### DIRECTIONS
Tally the lines with the word "page" and report the number alone.

-------

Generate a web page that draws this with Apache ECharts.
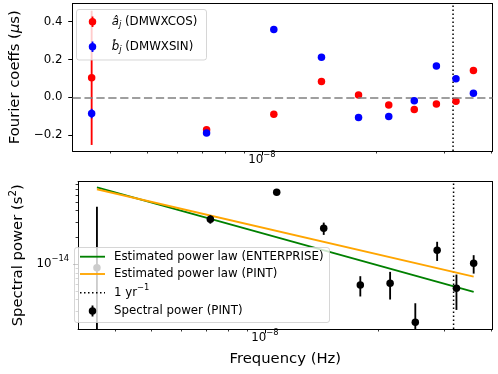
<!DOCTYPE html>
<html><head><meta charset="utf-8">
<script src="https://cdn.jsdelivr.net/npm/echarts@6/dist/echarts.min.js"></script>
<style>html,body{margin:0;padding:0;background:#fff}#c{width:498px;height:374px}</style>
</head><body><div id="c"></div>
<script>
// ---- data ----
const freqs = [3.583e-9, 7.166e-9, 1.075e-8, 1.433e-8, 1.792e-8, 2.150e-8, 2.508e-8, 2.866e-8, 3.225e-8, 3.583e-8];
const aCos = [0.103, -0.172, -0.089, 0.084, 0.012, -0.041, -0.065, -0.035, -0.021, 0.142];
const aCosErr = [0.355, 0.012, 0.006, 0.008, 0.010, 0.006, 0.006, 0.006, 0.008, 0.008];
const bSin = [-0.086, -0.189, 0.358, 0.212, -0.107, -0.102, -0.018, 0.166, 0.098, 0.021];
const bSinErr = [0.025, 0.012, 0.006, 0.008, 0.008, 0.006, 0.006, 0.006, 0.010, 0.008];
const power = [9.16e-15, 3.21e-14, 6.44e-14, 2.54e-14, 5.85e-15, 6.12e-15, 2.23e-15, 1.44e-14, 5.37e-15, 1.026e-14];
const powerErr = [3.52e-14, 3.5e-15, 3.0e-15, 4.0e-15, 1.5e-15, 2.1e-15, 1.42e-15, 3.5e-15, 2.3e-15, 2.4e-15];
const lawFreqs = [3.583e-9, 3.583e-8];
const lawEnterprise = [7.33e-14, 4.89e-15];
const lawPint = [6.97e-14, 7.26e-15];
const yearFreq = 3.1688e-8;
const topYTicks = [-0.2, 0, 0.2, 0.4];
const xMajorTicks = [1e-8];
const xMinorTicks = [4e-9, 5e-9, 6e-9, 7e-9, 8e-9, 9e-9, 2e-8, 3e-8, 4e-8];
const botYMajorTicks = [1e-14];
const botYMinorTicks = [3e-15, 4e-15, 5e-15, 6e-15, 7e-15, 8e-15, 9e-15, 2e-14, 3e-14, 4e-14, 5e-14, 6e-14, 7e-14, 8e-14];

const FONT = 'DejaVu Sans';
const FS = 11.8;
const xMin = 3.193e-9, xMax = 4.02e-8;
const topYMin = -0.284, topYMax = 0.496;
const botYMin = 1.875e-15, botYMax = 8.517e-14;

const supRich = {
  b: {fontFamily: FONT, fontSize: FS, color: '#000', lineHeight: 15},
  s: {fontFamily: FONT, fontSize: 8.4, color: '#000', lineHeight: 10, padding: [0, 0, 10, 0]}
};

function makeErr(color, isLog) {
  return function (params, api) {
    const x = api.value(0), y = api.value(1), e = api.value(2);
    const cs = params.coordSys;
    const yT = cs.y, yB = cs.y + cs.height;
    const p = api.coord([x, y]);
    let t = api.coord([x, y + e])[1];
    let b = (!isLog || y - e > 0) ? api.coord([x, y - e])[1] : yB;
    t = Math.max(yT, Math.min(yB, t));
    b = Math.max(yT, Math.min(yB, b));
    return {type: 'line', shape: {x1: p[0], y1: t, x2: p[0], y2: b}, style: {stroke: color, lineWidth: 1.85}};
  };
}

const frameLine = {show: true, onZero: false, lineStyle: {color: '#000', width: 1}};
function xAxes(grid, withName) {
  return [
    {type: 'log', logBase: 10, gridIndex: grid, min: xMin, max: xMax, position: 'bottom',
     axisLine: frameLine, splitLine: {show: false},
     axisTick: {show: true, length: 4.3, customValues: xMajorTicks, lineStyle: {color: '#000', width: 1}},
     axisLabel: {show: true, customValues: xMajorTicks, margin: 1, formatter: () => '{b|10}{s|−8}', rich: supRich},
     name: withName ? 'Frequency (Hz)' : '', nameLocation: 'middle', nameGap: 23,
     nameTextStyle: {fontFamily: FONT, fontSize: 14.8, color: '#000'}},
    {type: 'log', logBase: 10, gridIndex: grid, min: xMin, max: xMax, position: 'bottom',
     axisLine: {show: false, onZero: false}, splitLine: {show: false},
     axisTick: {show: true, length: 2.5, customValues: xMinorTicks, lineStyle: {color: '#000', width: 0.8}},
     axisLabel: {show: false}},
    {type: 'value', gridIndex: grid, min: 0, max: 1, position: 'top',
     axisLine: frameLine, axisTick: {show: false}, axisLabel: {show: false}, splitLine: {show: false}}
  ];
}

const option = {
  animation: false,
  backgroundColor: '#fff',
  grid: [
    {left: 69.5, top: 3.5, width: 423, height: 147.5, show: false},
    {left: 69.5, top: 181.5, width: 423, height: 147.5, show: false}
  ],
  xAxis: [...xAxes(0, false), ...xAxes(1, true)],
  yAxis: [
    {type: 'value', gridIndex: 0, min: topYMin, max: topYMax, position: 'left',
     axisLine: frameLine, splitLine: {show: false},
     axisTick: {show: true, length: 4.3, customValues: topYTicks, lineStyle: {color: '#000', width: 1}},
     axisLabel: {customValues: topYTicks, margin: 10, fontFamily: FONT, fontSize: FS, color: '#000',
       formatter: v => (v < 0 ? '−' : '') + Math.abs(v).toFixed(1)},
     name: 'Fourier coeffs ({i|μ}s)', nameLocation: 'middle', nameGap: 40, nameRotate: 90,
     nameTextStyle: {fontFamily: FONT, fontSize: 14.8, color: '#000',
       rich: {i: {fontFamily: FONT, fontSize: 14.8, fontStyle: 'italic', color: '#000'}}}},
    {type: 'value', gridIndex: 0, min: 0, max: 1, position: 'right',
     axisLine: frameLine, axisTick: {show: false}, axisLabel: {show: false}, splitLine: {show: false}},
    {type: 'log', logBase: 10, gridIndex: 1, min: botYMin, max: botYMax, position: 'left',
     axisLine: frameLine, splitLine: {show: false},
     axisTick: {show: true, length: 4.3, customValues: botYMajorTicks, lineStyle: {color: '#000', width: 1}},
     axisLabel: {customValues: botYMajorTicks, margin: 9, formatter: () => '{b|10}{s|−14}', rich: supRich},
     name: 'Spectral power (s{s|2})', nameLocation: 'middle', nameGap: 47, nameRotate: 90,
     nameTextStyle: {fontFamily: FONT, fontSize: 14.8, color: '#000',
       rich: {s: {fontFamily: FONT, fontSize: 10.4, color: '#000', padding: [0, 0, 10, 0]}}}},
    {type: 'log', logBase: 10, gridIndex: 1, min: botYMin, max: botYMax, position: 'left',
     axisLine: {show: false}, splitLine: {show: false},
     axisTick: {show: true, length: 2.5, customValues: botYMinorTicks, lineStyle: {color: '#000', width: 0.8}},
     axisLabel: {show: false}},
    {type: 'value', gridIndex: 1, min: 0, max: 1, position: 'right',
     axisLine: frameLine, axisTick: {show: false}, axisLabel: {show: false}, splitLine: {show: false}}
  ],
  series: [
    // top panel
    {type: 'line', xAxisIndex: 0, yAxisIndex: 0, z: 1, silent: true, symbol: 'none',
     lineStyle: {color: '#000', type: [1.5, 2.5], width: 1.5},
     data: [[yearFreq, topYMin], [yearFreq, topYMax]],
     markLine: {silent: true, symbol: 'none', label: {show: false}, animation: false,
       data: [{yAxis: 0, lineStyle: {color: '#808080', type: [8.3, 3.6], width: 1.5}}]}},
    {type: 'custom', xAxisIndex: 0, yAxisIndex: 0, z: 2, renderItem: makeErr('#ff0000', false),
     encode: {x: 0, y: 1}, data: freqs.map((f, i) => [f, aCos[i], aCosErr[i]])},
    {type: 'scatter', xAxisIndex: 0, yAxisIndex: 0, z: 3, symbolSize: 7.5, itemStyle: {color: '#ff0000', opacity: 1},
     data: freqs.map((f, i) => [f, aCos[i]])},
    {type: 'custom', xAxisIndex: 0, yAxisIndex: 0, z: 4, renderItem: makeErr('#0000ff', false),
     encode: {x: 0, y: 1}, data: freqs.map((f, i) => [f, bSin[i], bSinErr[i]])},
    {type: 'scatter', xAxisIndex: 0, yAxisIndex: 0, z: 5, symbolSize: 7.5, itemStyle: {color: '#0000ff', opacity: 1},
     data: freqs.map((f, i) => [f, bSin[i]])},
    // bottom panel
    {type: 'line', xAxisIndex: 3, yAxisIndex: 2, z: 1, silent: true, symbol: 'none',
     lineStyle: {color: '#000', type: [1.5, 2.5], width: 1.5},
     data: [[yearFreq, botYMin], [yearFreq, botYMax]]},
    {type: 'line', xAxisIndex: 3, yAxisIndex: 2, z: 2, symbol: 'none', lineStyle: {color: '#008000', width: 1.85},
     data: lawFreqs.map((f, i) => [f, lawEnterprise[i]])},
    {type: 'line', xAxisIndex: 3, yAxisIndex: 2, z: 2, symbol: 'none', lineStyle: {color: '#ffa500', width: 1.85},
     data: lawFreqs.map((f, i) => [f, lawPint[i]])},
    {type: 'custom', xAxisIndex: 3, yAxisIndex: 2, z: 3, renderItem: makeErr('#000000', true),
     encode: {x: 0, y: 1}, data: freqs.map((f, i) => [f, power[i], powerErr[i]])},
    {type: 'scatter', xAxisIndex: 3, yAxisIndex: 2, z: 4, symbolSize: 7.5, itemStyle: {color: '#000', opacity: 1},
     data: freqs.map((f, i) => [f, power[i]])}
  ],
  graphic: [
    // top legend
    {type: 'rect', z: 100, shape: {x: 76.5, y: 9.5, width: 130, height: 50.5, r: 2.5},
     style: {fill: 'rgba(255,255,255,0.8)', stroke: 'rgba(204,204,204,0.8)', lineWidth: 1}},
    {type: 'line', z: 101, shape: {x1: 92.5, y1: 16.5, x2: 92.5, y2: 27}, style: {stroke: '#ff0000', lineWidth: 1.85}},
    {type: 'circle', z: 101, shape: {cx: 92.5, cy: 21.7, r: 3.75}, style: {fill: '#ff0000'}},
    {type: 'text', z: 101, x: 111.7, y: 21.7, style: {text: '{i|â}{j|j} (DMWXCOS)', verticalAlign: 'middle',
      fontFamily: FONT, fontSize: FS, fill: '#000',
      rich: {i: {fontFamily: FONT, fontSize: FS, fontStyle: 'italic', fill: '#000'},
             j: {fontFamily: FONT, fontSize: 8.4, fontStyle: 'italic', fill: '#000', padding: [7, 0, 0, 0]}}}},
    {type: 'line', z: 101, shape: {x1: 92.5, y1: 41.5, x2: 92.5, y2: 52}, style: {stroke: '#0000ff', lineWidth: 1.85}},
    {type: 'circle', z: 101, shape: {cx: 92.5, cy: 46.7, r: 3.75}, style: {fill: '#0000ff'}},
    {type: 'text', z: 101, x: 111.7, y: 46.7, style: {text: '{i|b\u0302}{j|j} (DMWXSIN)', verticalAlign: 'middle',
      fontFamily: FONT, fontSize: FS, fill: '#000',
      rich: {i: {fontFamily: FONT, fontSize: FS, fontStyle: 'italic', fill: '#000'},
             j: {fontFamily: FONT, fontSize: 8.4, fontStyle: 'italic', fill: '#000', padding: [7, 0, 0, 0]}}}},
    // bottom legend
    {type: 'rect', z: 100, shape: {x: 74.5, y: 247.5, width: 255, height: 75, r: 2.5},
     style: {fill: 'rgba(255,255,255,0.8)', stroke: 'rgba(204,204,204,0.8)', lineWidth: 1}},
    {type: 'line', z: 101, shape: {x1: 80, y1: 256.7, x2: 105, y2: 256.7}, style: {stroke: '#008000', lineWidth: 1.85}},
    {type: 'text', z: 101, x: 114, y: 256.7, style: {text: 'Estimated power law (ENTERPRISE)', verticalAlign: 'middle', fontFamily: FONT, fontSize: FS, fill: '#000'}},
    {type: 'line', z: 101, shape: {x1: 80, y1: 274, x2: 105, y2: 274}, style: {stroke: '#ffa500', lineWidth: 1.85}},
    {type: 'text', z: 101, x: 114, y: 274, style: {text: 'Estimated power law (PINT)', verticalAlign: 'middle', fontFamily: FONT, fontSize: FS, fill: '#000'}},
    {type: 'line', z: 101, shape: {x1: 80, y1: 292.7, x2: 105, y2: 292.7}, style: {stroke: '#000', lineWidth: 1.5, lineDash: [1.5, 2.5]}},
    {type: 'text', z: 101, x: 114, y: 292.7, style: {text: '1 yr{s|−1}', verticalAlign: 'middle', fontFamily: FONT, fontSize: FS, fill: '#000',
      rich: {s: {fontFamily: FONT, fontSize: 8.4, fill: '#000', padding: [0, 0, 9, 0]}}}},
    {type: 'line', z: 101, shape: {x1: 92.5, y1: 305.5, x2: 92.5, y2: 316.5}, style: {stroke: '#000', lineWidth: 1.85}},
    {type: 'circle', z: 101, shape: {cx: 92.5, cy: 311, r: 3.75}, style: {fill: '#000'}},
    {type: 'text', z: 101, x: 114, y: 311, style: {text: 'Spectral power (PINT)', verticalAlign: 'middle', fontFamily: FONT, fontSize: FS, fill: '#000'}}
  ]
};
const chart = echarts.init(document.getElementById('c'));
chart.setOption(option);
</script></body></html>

-------

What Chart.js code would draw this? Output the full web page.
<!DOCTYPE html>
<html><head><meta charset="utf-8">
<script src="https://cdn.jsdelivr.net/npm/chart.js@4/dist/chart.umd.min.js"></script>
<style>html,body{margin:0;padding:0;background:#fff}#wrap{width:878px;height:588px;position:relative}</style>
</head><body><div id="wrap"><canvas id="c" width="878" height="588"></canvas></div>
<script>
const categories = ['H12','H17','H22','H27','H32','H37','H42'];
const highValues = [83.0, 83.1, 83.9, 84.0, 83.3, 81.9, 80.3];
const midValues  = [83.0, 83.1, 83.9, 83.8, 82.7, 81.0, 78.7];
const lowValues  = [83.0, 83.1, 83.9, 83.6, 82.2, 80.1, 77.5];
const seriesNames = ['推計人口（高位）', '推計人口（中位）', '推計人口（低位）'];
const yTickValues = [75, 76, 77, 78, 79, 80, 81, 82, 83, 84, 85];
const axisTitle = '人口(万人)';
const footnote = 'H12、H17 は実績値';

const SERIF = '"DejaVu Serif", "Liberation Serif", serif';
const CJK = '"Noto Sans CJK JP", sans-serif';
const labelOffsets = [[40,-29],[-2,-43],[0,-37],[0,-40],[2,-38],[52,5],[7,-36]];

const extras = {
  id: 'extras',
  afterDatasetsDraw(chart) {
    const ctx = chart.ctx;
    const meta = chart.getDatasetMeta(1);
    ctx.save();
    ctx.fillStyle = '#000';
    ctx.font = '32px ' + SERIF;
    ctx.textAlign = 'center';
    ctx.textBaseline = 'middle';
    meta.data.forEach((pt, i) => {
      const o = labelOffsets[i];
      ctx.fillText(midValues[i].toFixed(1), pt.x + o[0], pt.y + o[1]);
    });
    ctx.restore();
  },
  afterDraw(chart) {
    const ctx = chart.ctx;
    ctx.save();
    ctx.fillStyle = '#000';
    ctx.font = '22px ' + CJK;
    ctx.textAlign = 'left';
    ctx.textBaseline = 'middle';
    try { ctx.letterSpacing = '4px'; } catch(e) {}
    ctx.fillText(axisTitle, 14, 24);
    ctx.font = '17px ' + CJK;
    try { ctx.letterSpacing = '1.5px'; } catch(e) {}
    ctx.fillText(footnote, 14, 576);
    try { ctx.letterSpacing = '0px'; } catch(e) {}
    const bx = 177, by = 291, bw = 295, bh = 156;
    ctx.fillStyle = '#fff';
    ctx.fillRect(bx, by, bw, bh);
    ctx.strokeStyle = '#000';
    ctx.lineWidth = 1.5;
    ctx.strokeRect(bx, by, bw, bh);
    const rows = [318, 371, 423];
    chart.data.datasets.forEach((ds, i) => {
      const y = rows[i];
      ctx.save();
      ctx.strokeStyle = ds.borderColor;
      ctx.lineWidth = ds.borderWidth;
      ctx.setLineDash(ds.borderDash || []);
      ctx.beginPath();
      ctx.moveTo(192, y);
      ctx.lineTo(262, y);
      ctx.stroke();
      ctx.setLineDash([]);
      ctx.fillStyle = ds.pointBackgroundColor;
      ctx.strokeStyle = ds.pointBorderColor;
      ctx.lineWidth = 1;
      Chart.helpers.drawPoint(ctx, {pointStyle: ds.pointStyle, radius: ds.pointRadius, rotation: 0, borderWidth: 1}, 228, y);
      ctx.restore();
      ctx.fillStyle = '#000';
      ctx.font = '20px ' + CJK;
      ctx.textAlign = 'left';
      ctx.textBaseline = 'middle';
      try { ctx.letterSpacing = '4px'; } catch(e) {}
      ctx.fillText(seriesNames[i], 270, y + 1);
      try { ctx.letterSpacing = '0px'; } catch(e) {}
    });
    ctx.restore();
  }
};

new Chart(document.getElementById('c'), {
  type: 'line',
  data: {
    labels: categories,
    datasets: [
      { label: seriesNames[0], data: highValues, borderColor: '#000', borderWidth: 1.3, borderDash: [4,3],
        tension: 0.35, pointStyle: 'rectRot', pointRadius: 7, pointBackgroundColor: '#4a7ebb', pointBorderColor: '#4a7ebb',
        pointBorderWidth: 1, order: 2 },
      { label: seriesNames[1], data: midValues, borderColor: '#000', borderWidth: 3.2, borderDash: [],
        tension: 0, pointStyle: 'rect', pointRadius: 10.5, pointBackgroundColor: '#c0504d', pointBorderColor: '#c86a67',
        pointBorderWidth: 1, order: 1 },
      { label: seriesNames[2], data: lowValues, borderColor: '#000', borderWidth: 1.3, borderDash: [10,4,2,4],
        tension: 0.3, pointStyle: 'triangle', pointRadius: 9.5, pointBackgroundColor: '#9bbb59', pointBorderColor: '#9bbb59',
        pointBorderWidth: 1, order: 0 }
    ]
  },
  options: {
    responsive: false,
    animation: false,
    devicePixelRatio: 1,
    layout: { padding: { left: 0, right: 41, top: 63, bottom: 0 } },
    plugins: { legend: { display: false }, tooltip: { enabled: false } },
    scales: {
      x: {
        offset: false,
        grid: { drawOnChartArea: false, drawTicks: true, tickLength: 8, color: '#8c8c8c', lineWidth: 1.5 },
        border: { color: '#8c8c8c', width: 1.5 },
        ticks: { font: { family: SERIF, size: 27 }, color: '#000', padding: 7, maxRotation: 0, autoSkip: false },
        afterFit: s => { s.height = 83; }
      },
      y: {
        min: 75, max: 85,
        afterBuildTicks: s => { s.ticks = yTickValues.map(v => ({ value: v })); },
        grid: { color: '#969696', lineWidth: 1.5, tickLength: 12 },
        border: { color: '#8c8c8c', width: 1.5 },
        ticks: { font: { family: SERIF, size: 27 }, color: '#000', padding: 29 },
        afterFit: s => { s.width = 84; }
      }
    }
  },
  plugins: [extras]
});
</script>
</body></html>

-------

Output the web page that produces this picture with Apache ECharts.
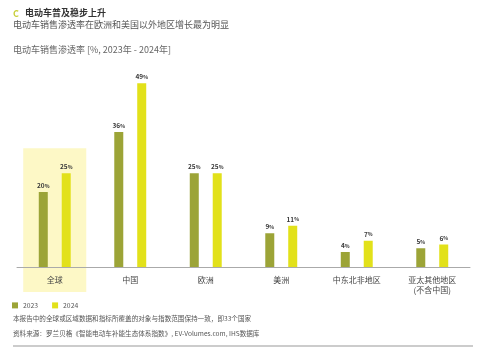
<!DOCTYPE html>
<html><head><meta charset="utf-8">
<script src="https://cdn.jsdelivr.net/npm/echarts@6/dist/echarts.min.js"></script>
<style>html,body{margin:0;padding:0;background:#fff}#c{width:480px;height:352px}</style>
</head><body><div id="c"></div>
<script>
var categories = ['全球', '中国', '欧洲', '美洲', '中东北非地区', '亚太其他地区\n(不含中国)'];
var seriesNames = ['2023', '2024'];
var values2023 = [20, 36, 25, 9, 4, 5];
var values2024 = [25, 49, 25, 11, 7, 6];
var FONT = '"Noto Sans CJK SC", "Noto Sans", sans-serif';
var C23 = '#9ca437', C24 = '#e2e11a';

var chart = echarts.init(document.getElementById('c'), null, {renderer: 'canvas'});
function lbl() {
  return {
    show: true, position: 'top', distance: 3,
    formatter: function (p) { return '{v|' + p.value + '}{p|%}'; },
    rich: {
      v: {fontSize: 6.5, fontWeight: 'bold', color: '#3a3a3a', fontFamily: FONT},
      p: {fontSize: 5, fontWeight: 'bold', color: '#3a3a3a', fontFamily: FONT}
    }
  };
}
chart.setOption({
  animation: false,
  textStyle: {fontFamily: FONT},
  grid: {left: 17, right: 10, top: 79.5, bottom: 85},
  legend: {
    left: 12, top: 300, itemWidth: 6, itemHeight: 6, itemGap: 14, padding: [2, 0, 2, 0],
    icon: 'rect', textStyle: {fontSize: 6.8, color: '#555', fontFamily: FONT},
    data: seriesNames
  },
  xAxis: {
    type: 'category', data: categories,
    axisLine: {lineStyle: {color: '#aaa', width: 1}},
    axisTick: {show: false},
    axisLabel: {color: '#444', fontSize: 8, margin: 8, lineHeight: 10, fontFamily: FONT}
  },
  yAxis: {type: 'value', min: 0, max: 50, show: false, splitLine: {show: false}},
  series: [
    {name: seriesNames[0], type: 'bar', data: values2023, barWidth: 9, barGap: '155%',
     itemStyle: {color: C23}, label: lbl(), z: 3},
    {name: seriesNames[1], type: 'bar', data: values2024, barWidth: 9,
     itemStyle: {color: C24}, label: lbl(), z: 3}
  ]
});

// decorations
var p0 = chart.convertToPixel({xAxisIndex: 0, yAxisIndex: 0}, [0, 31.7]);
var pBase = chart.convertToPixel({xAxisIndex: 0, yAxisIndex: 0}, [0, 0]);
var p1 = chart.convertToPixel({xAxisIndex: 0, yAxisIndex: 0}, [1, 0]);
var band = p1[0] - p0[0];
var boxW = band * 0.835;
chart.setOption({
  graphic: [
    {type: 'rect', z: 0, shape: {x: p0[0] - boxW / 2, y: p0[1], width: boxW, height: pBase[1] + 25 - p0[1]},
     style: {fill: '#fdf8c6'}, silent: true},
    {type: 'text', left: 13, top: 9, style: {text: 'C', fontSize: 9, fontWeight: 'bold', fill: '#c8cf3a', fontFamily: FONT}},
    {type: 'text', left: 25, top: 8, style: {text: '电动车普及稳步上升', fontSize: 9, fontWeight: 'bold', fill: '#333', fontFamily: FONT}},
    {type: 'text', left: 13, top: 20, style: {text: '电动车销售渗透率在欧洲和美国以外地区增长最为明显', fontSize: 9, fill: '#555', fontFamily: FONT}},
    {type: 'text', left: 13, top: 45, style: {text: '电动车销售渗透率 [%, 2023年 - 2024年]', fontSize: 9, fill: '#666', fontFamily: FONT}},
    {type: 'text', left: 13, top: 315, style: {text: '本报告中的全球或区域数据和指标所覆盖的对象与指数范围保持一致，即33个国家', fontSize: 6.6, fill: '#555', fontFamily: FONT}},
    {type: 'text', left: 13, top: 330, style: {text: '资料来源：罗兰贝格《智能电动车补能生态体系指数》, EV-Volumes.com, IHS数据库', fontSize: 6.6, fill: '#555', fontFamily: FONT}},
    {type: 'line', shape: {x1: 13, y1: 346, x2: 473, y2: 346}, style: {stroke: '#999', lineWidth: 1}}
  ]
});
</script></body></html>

-------

### SOLUTION TO THIS PROBLEM
3